The stipulated permanent injunction and final judgment prohibits the defendants from:
- misrepresenting that, after paying a fee, consumers will or are highly likely to receive an unsecured major credit card, such as a Visa or MasterCard;
- failing to disclose clearly and prominently in all promotional materials and on the Pioneer Web site that the Pioneer First Platinum card can only be used to purchase merchandise through Pioneer First and that a down payment is required in order to receive a credit card;
- requesting or receiving payment of a fee when the defendants have guaranteed or represented a high likelihood of success in obtaining a loan or other extension of credit; and
- failing to obtain express verifiable authorization to debit a consumer's bank account for any fee or other charge.

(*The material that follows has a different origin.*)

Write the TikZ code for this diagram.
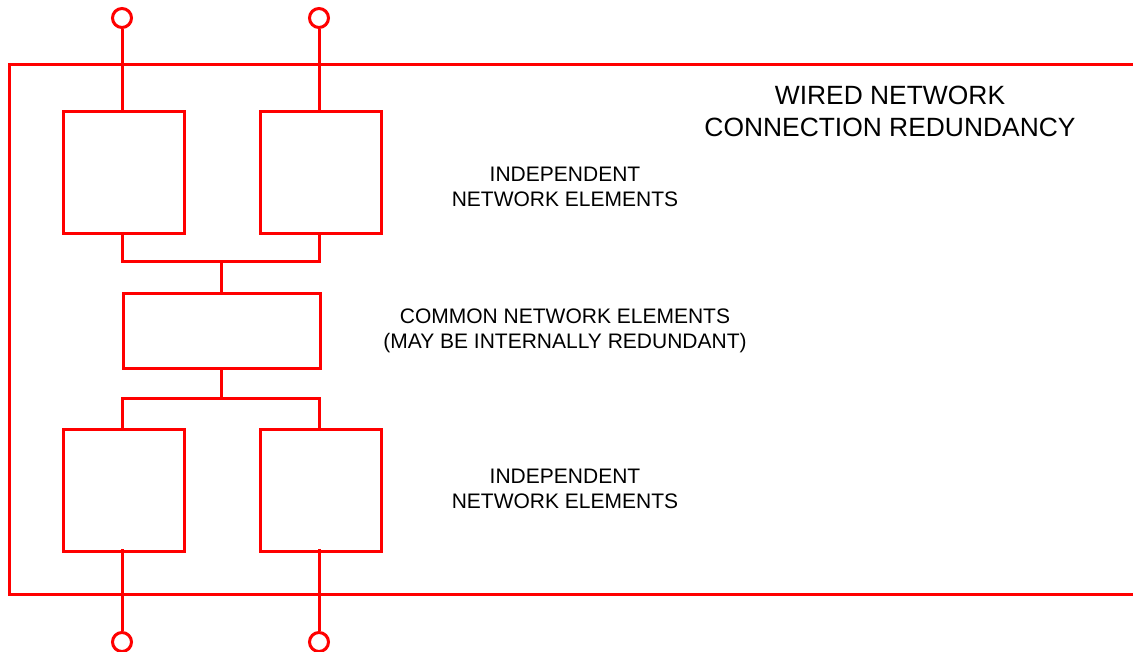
\documentclass[tikz,border=0pt]{standalone}
\usepackage{fontspec}
\setmainfont{Liberation Sans}
\begin{document}
\begin{tikzpicture}[x=1pt,y=-1pt,
  wire/.style={draw=red,line width=3pt},
  elem/.style={wire,rectangle,minimum width=121pt,minimum height=122pt,inner sep=0pt,anchor=north west},
  common/.style={wire,rectangle,minimum width=197pt,minimum height=75pt,inner sep=0pt,anchor=north west},
  term/.style={wire,circle,minimum size=19pt,inner sep=0pt},
  biglabel/.style={align=center,font=\fontsize{26.4}{32}\selectfont},
  smalllabel/.style={align=center,font=\fontsize{21}{25}\selectfont}]
\useasboundingbox (0,0) rectangle (1133,652);

% enclosure (open to the right)
\draw[wire] (1140,65) -- (9,65) -- (9,594) -- (1140,594);

% terminals
\node[term] (t1) at (122,18) {};
\node[term] (t2) at (319,18) {};
\node[term] (b1) at (122,642) {};
\node[term] (b2) at (319,642) {};

% network elements
\node[elem] (ua) at (62,110) {};
\node[elem] (ub) at (259,110) {};
\node[common] (cm) at (122,292) {};
\node[elem] (la) at (62,428) {};
\node[elem] (lb) at (259,428) {};

% junction points
\coordinate (ua-s) at (122,232);
\coordinate (ub-s) at (319,232);
\coordinate (busU-a) at (122,262);
\coordinate (busU-b) at (319,262);
\coordinate (busU-m) at (221,262);
\coordinate (busL-a) at (122,398);
\coordinate (busL-b) at (319,398);
\coordinate (busL-m) at (221,398);
\coordinate (la-s) at (122,549);
\coordinate (lb-s) at (319,549);

% connections
\draw[wire] (t1.south) -- (t1.south |- ua.north);
\draw[wire] (t2.south) -- (t2.south |- ub.north);
\draw[wire] (ua-s) -- (busU-a) -- (busU-b) -- (ub-s);
\draw[wire] (busU-m) -- (busU-m |- cm.north);
\draw[wire] (busL-m |- cm.south) -- (busL-m);
\draw[wire] (la.north -| busL-a) -- (busL-a) -- (busL-b) -- (lb.north -| busL-b);
\draw[wire] (la-s) -- (b1.north);
\draw[wire] (lb-s) -- (b2.north);

% labels
\node[biglabel] (title) at (890,111) {WIRED NETWORK\\CONNECTION REDUNDANCY};
\node[smalllabel] (indU) at (565,187) {INDEPENDENT\\NETWORK ELEMENTS};
\node[smalllabel] (cmL) at (565,331) {COMMON NETWORK ELEMENTS\\(MAY BE INTERNALLY REDUNDANT)};
\node[smalllabel] (indL) at (565,489) {INDEPENDENT\\NETWORK ELEMENTS};
\end{tikzpicture}
\end{document}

The order does not impose a money judgment against the defendants but does contain an avalanche clause requiring a $1 million judgment if it is found that they lied on their financial disclosure forms. Finally, the settlement contains various recordkeeping provisions to assist the FTC in monitoring the defendants' compliance.
The Commission vote to authorize staff to file the proposed stipulated permanent injunction and final order as to Robert Barr and Candace Rodriguez was 5-0. The FTC filed the proposed settlement in the U.S. District Court for the Western District of Washington, in Seattle, on March 25, 2003. The court approved the order on March 26, 2003.